In an interview with Junot Diaz by NPR's Terry Gross, he explains that he put the Spanish in there, not so much to criticize American insularity, but to create for the reader some of the experience of the immigrant who comes to the United States not knowing English and has to go around not understanding huge chunks of what he hears and reads. I get it.

I can't find anything significant to criticize. Diaz probably breaks all kinds of rules and personally I am in favor of that sort of daring, especially when it pays off so brilliantly. Reading the book was like hearing Bob Dylan for the first time. I want more: more novels by Junot Diaz and more novels like The Brief Wondrous Life of Oscar Wao.

(This book is available in hardcover or paperback by special order from Once Upon A Time Bookstore.)

Saturday, June 27, 2009

A JAR OF DREAMS

A Jar of Dreams, Yoshiko Uchida, Aladdin Paperbacks, 1981, 131 pp


Approximately once a month, I send books to my three grandchildren in Ohio. I have been doing this for almost three years and they are now so grooved in that they have their requests ready for the next books whenever I ask. My ten-year-old granddaughter requested A Jar of Dreams because her fifth grade teacher was reading the book aloud to her Montessori language arts class.

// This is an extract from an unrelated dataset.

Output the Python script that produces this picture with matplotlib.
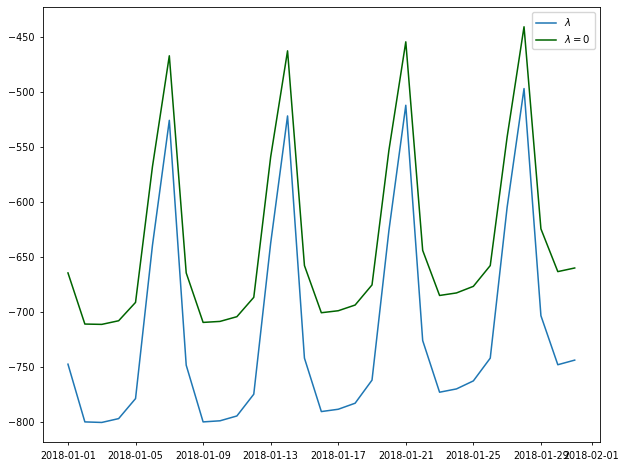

How cool is that?

Eleven-year-old Rinko is growing up on the outskirts of Berkeley, CA during the depression. She clearly loves her Japanese-American family who are struggling to make ends meet under the double burden of the depressed economy and virulent prejudice against the Japanese.

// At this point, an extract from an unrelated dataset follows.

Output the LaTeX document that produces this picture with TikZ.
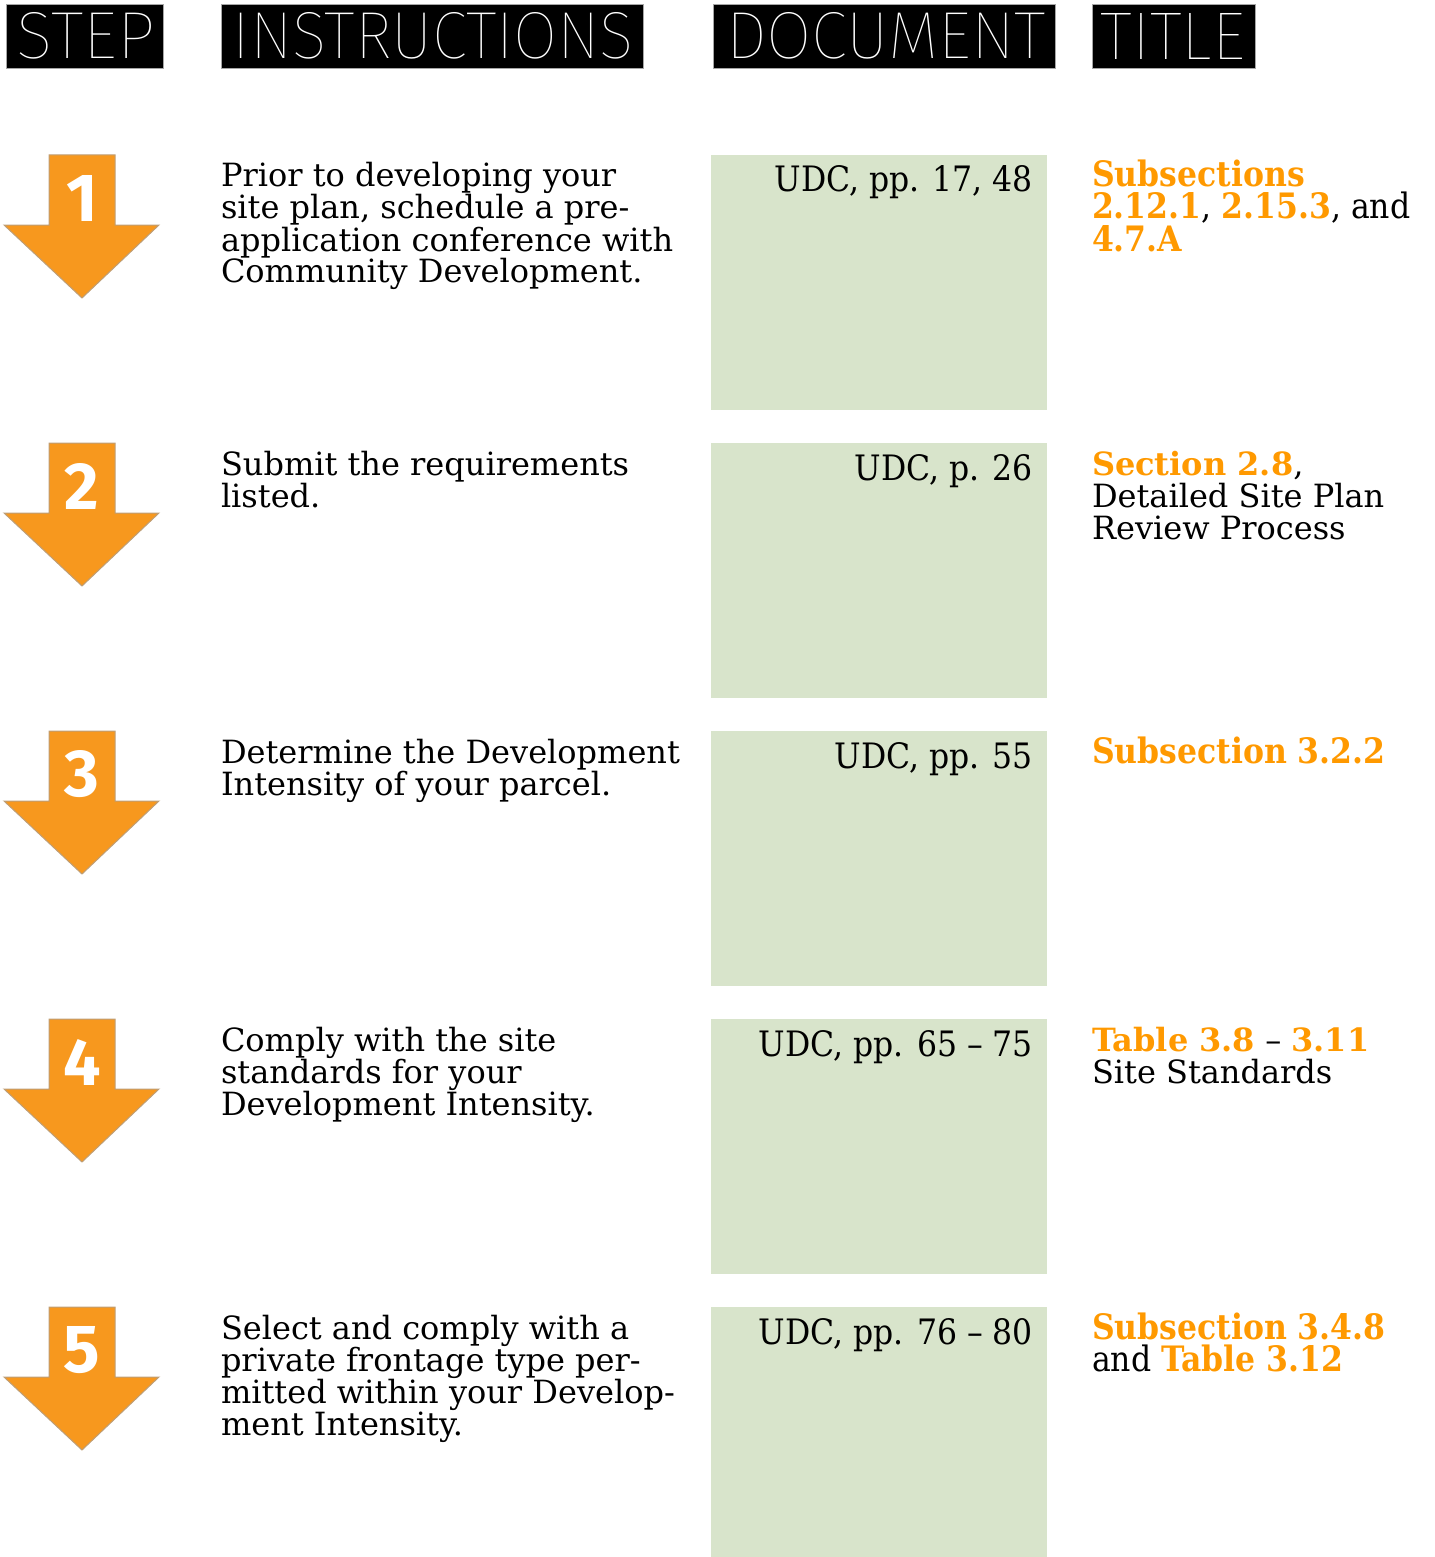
\documentclass[tikz,border=0pt]{standalone}
\usepackage{fontspec}
\setmainfont{DejaVu Serif}
\newfontfamily\condfont{DejaVu Serif Condensed}
\newfontfamily\hdrfont{Fira Sans Thin}
\newfontfamily\numfont{Fira Sans}

\definecolor{arrowfill}{RGB}{247,152,30}
\definecolor{arrowedge}{RGB}{190,158,118}
\definecolor{refcolor}{RGB}{255,153,0}
\definecolor{docgreen}{RGB}{216,228,203}

% multi-line cell whose reference point is the first baseline
\newcommand\leftcell[1]{\vtop{\baselineskip=32pt\lineskiplimit=-1000pt\lineskip=0pt\halign{##\hfil\cr#1\crcr}}}
\newcommand\hl[1]{{\bfseries\color{refcolor}#1}}
\newcommand\bodysize{\fontsize{32pt}{32pt}\selectfont}
\newcommand\condsize{\fontsize{35pt}{32pt}\selectfont}

\tikzset{
  every node/.style={inner sep=0pt, outer sep=0pt},
  hdrbox/.style={fill=black, draw=gray!70, line width=0.8pt},
  hdrtext/.style={text=white, font=\hdrfont},
  docbox/.style={fill=docgreen},
  steparrow/.style={fill=arrowfill, draw=arrowedge, line width=1pt, line join=miter},
  stepnum/.style={text=white, font=\numfont\bfseries},
  instr/.style={anchor=base west, font=\bodysize},
  docref/.style={anchor=base east, font=\condfont\condsize},
  titleref/.style={anchor=base west, font=\bodysize},
  titlecond/.style={anchor=base west, font=\condfont\condsize},
}

\begin{document}
\begin{tikzpicture}[x=1pt, y=-1pt]
\useasboundingbox (0,0) rectangle (1434,1557);

% column headers
\draw[hdrbox] (6,4) rectangle (163,68);
\node[hdrtext] (hstep) at (86,36) {\resizebox{138pt}{46pt}{STEP}};
\draw[hdrbox] (221,4) rectangle (643,68);
\node[hdrtext] (hinstr) at (433.5,36) {\resizebox{401pt}{46pt}{INSTRUCTIONS}};
\draw[hdrbox] (713,4) rectangle (1055,68);
\node[hdrtext] (hdoc) at (886,36) {\resizebox{320pt}{46pt}{DOCUMENT}};
\draw[hdrbox] (1092,4) rectangle (1255,68);
\node[hdrtext] (htitle) at (1173,36) {\resizebox{144pt}{46pt}{TITLE}};

% step arrows and document panels
\foreach \i in {1,...,5} {
  \pgfmathsetmacro{\yt}{155+288*(\i-1)}
  \draw[steparrow] (49,\yt) -- (115,\yt) -- (115,\yt+70) -- (159,\yt+70)
    -- (82,\yt+143) -- (4,\yt+70) -- (49,\yt+70) -- cycle;
  \node[stepnum] (num\i) at (82,\yt+43) {\resizebox{!}{46pt}{\i}};
}
\foreach \i in {1,...,4} {
  \pgfmathsetmacro{\yt}{155+288*(\i-1)}
  \fill[docbox] (711,\yt) rectangle (1047,\yt+255);
}
\fill[docbox] (711,1307) rectangle (1047,1557);

% row 1
\node[instr] (in1) at (221,187) {\leftcell{Prior to developing your\cr site plan, schedule a pre-\cr application conference with\cr Community Development.}};
\node[docref] (doc1) at (1033,192) {UDC, pp. 17, 48};
\node[titlecond] (ti1) at (1092,187) {\leftcell{\hl{Subsections}\cr \hl{2.12.1}, \hl{2.15.3}, and\cr \hl{4.7.A}}};

% row 2
\node[instr] (in2) at (221,475) {\leftcell{Submit the requirements\cr listed.}};
\node[docref] (doc2) at (1033,480) {UDC, p. 26};
\node[titleref] (ti2) at (1092,475) {\leftcell{\hl{Section 2.8},\cr Detailed Site Plan\cr Review Process}};

% row 3
\node[instr] (in3) at (221,763) {\leftcell{Determine the Development\cr Intensity of your parcel.}};
\node[docref] (doc3) at (1033,768) {UDC, pp. 55};
\node[titlecond] (ti3) at (1092,763) {\leftcell{\hl{Subsection 3.2.2}}};

% row 4
\node[instr] (in4) at (221,1051) {\leftcell{Comply with the site\cr standards for your\cr Development Intensity.}};
\node[docref] (doc4) at (1033,1056) {UDC, pp. 65 – 75};
\node[titleref] (ti4) at (1092,1051) {\leftcell{\hl{Table 3.8} – \hl{3.11}\cr Site Standards}};

% row 5
\node[instr] (in5) at (221,1339) {\leftcell{Select and comply with a\cr private frontage type per-\cr mitted within your Develop-\cr ment Intensity.}};
\node[docref] (doc5) at (1033,1344) {UDC, pp. 76 – 80};
\node[titlecond] (ti5) at (1092,1339) {\leftcell{\hl{Subsection 3.4.8}\cr and \hl{Table 3.12}}};
\end{tikzpicture}
\end{document}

For Rinko, this means a conflict between home and school life which has made her feel shy and unsure of herself. Then her Aunt Waka, her mother's sister, comes to visit, twenty years after Rinko's mother emigrated to the United States as a bride for Rinko's father.

As Aunt Waka lives with the family through a summer of disturbing events, she brings an outsider's traditional Japanese wisdom but more importantly, her own strong sense of self to the family's situation. Rinko discovers the value of her heritage and her own strengths.

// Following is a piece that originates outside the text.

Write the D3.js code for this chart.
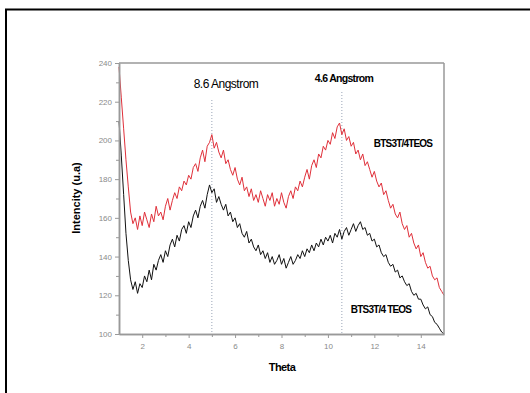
<!DOCTYPE html>
<html><head><meta charset="utf-8">
<script src="https://cdn.jsdelivr.net/npm/d3@7"></script>
<style>body{margin:0;background:#fff}svg{display:block}</style>
</head><body>
<svg id="c" width="530" height="393"></svg>
<script>
const theta = [1.0,1.1,1.2,1.3,1.4,1.5,1.6,1.7,1.8,1.9,2.0,2.1,2.2,2.3,2.4,2.5,2.6,2.7,2.8,2.9,
3.0,3.1,3.2,3.3,3.4,3.5,3.6,3.7,3.8,3.9,4.0,4.1,4.2,4.3,4.4,4.5,4.6,4.7,4.8,4.9,
5.0,5.1,5.2,5.3,5.4,5.5,5.6,5.7,5.8,5.9,6.0,6.1,6.2,6.3,6.4,6.5,6.6,6.7,6.8,6.9,
7.0,7.1,7.2,7.3,7.4,7.5,7.6,7.7,7.8,7.9,8.0,8.1,8.2,8.3,8.4,8.5,8.6,8.7,8.8,8.9,
9.0,9.1,9.2,9.3,9.4,9.5,9.6,9.7,9.8,9.9,10.0,10.1,10.2,10.3,10.4,10.5,10.6,10.7,10.8,10.9,
11.0,11.1,11.2,11.3,11.4,11.5,11.6,11.7,11.8,11.9,12.0,12.1,12.2,12.3,12.4,12.5,12.6,12.7,12.8,12.9,
13.0,13.1,13.2,13.3,13.4,13.5,13.6,13.7,13.8,13.9,14.0,14.1,14.2,14.3,14.4,14.5,14.6,14.7,14.8,14.9,15.0];

const redSeries = [238,222,206,190,176,163,157,160,154,161,
156,163,159,155,162,158,166,161,163,159,
166,170,164,169,173,170,176,174,179,177,
182,180,186,188,184,191,195,189,197,199,
203,196,199,194,191,195,188,190,185,182,
186,180,177,181,174,176,171,175,169,172,
168,174,170,166,172,169,173,166,170,167,
173,168,165,171,174,170,176,174,179,176,
181,185,180,187,190,186,193,191,197,195,
200,198,204,201,207,209,203,206,200,202,
197,199,193,195,190,193,187,189,185,181,
184,179,176,178,172,174,169,165,167,162,
160,163,157,154,156,150,152,147,144,146,
140,142,137,134,135,130,128,129,124,122,
120];

const blackSeries = [210,192,172,152,138,128,123,127,121,126,
124,130,127,133,128,136,133,138,141,137,
143,140,146,149,145,151,148,154,156,152,
158,155,161,164,160,166,169,165,172,177,
173,175,168,171,167,164,167,161,163,158,
160,155,157,152,150,153,147,149,145,143,
146,141,143,139,142,137,140,136,138,141,
136,139,134,137,140,136,138,141,139,143,
140,144,142,146,143,147,145,149,146,150,
148,151,147,152,150,154,149,153,155,151,
154,157,153,156,158,154,155,151,152,148,
149,145,146,142,140,141,137,135,136,132,
133,129,130,127,125,126,122,120,121,118,
118,115,113,114,110,109,106,105,103,101,
100];

const seriesNames = ["BTS3T/4TEOS", "BTS3T/4 TEOS"];
const xTicks = [2,4,6,8,10,12,14];
const xMinor = [3,5,7,9,11,13];
const yTicks = [100,120,140,160,180,200,220,240];
const yMinor = [110,130,150,170,190,210,230];
const peakPositions = [5.0, 10.6];
const peakLabels = ["8.6 Angstrom", "4.6 Angstrom"];

const svg = d3.select("#c");
const L = 119, R = 444, T = 63, B = 334;
const x = d3.scaleLinear().domain([1,15]).range([L,R]);
const y = d3.scaleLinear().domain([100,240]).range([B,T]);

// outer frame
svg.append("rect").attr("x",6).attr("y",9.5).attr("width",700).attr("height",700)
  .attr("fill","none").attr("stroke","#000").attr("stroke-width",2);

const font = "Liberation Sans, Arial, sans-serif";

// dotted peak lines
const peakTops = [100, 92];
peakPositions.forEach((p,i)=>{
  svg.append("line").attr("x1",x(p)).attr("x2",x(p)).attr("y1",peakTops[i]).attr("y2",B)
    .attr("stroke","#9aa6b8").attr("stroke-width",1).attr("stroke-dasharray","1,2");
});

const line = d3.line().x((d,i)=>x(theta[i])).y(d=>y(d));
svg.append("path").datum(blackSeries).attr("d",line).attr("fill","none").attr("stroke","#111").attr("stroke-width",1);
svg.append("path").datum(redSeries).attr("d",line).attr("fill","none").attr("stroke","#e0303a").attr("stroke-width",1);

// axes
const gx = svg.append("g").attr("transform",`translate(0,${B})`)
  .call(d3.axisBottom(x).tickValues(xTicks).tickSize(4).tickSizeOuter(0));
const gxm = svg.append("g").attr("transform",`translate(0,${B})`)
  .call(d3.axisBottom(x).tickValues(xMinor).tickSize(3).tickFormat("").tickSizeOuter(0));
const gy = svg.append("g").attr("transform",`translate(${L},0)`)
  .call(d3.axisLeft(y).tickValues(yTicks).tickSize(4).tickSizeOuter(0));
const gym = svg.append("g").attr("transform",`translate(${L},0)`)
  .call(d3.axisLeft(y).tickValues(yMinor).tickSize(3).tickFormat("").tickSizeOuter(0));
[gx,gxm,gy,gym].forEach(g=>{
  g.selectAll("path").attr("stroke","#999").attr("stroke-width",1.5);
  g.selectAll("line").attr("stroke","#999");
  g.selectAll("text").attr("fill","#8a8a8a").attr("font-family",font).attr("font-size",8);
});
gx.selectAll("text").attr("dy","1.0em");
// top and right frame
svg.append("line").attr("x1",L).attr("x2",R).attr("y1",T).attr("y2",T).attr("stroke","#999").attr("stroke-width",1.5);
svg.append("line").attr("x1",R).attr("x2",R).attr("y1",T).attr("y2",B).attr("stroke","#999").attr("stroke-width",1.5);

// titles
svg.append("text").attr("x",282).attr("y",371).attr("text-anchor","middle")
  .attr("font-family",font).attr("font-weight","bold").attr("font-size",11).attr("letter-spacing",-0.6).text("Theta");
svg.append("text").attr("transform","translate(80,198) rotate(-90)").attr("text-anchor","middle")
  .attr("font-family",font).attr("font-weight","bold").attr("font-size",11).text("Intencity (u.a)");

// peak labels
const labX = [226, 344], labY = [88, 82], labW = ["normal","bold"], labS = [12, 10.5], labLS = [-0.5, -0.7];
peakLabels.forEach((t,i)=>{
  svg.append("text").attr("x",labX[i]).attr("y",labY[i]).attr("text-anchor","middle")
    .attr("font-family",font).attr("font-size",labS[i]).attr("font-weight",labW[i]).attr("letter-spacing",labLS[i]).text(t);
});

// series labels
svg.append("text").attr("x",403).attr("y",147).attr("text-anchor","middle")
  .attr("font-family",font).attr("font-size",10).attr("font-weight","bold").attr("letter-spacing",-0.8).text(seriesNames[0]);
svg.append("text").attr("x",381).attr("y",313).attr("text-anchor","middle")
  .attr("font-family",font).attr("font-size",10).attr("font-weight","bold").attr("letter-spacing",-0.8).text(seriesNames[1]);
</script>
</body></html>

If that sounds a bit preachy, it is. But Uchida's writing is lovely and fluid with the ease of a practiced storyteller. Through the compelling story and Rinko's authentic first person voice, the ideas are relayed with just the right light touch.

(This book is available in paperback on the shelves in the fiction section for 8-12 year old readers at Once Upon A Time Bookstore.)

Tuesday, June 16, 2009

THE MEMORIAL


Dear Readers,

I will be gone for a week. The memorial for my mother is this coming Saturday and I am hosting it at what was her home. Then we have to clear out the house because it is being sold. So it will be what one of my friends used to call a "family rebellion" including all my mom's wonderful neighbors. She lived on 5 acres in the country with a pond, a huge garden and all kinds of trees. We are sad about the whole thing.

While there, I will also pay homage to Shaman Drum Bookstore, which is closing its doors on June 30. Another sad thing. It is one of the coolest bookstores in the world but has fallen prey to all the woes of independent bookstores: the internet, the economy, the chains, etc. At least we still have Nicola's, which will now become the coolest bookstore in Ann Arbor.

If you miss me, check out some of the other blogs listed on the sidebar. Keep reading. Keep the wisdom.